Belinda Thomas of Triple Point examines the evolving venture capital landscape and the opportunities for investors.
Venture Capital Trusts (VCT) are a highly attractive investment option, boasting significant tax-efficient returns for investors.
Last year, VCTs raised £728 million, the highest amount for more than 10 years, according to the Association for Investment Companies (AIC). However, changes in last year’s Budget and the Patient Capital Review has focused investments towards early-stage companies, which offer higher potential returns, although also typically carry a greater degree of risk.
In response, the venture capital industry is evolving its approach. A number of different models are emerging, one of which is the challenge-led approach.
The basic premise of the challenge-led approach is to start by identifying the problems facing more established corporates, and then target the organisations with innovative new products and services that can provide a solution.
This approach enhances the potential for success in early-stage investment, through ensuring market validation at the point of investment. It also mitigates some of the risks to investors of investing in this asset class.
Investors will be aware that the VCT landscape has changed significantly in recent years. In the 2015 Finance Bill, the government brought UK VCT investment rules in line with European Union state-aid regulations, by confining the rules overseeing which companies were eligible for VCT investment.
The significant tightening of the rules meant that VCT capital was directed to early-stage companies. These are companies seeking funds for new growth, rather than established organisations looking to use VCT investment to fund management buyouts and acquisitions.

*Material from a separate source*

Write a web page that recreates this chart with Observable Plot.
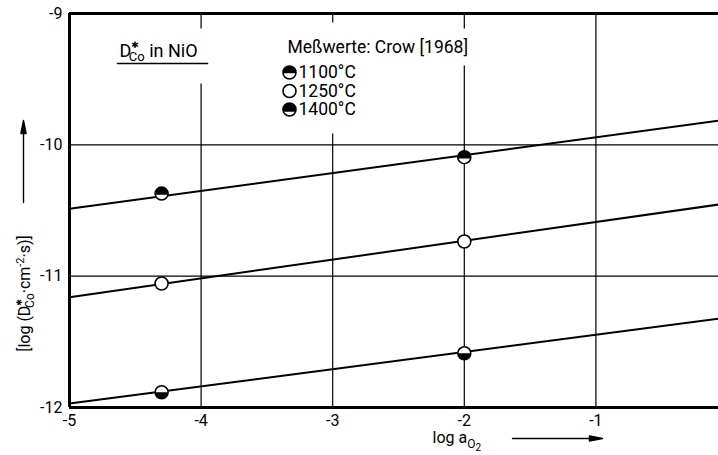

Further reinforcing the emphasis on younger growth companies, the changes ensured that investment eligibility was only for firms in commercial operation for seven years or less, or 10 years for “knowledge-intensive” companies.
Additionally, in response to the Patient Capital Review, the government introduced a new principles-based test, preventing tax-efficient schemes, such as VCTs, from investing in asset-backed companies, instead encouraging greater investment into businesses seeking growth capital.
The 2017 bill also doubled the maximum annual amount that can be invested in knowledge-intensive companies - those that spend a certain proportion of their operating costs on research and development or innovation, and spend at least 15% of operating costs on R&D or innovation in one of the three years. The number was doubled, from £5 million to £10 million.
Adopting new approaches
As a result of the new changes, VCT managers have adjusted their investment criteria towards young, fast-growing businesses. Traditional venture capital investing has been based around researching a broad cohort of early-stage companies and identifying which is most likely to be successful.
For investors willing to take the risks, portfolio returns can be high, but the prospect of failure is also greater. More than 35% of start-ups fail within three years of being established.
This investment model has remained largely unchanged and unchallenged, with little emphasis to mitigate the risks associated with early-stage investments.
However, new thinking is beginning to enter the VCT arena. The industry is pioneering a new “challenge-led approach” – a way to continue to provide impressive returns for investors, while at the same time providing greater support for those start–ups that have a genuine chance of success. This enhances the possibility for start-ups to succeed and for investors to benefit.
A challenge-led approach focuses on larger corporations that may have already identified a business challenge, but which lack the in-house expertise to solve it.
Rather than simply looking to innovative start-ups that may have potential, VCTs deploying the challenge-led approach seek start-ups that can provide the solution for larger corporations’ known business challenges.
This means that a market fit has already been established, as has a clear need for the product or service that the business offers.
What’s more, by solving the problems of larger corporates, the start-up provides a sustainable business model, compatible with investors’ long-term goals.
For start-up businesses, this offers stable funding and a real prospect of future success through working with a significantly larger corporate partner. For investors, this new challenge-led approach to investment helps mitigate much of the risk associated involved with investing in early-stage businesses and start-ups.
A challenge-led approach
At Triple Point, we are already championing the challenge-led VCT philosophy, having recently launched our Venture Fund. Drawing on the specialist skills and experience of all its members, the Triple Point Network has developed a strategy that helps early-stage businesses increase their chances of success.
With close ties to more than 100 large corporates, the fund focuses on the issue facing these large businesses, and then invests in the innovative young company with the solution.
By focusing on early-stage businesses, which have established a market fit for their products and services with large corporates, the fund addresses one of the most significant risks of early-stage venture capital, and can enhance investors’ chances of securing a robust return on their investments.
Belinda Thomas is a partner and head of investor relations at Triple Point.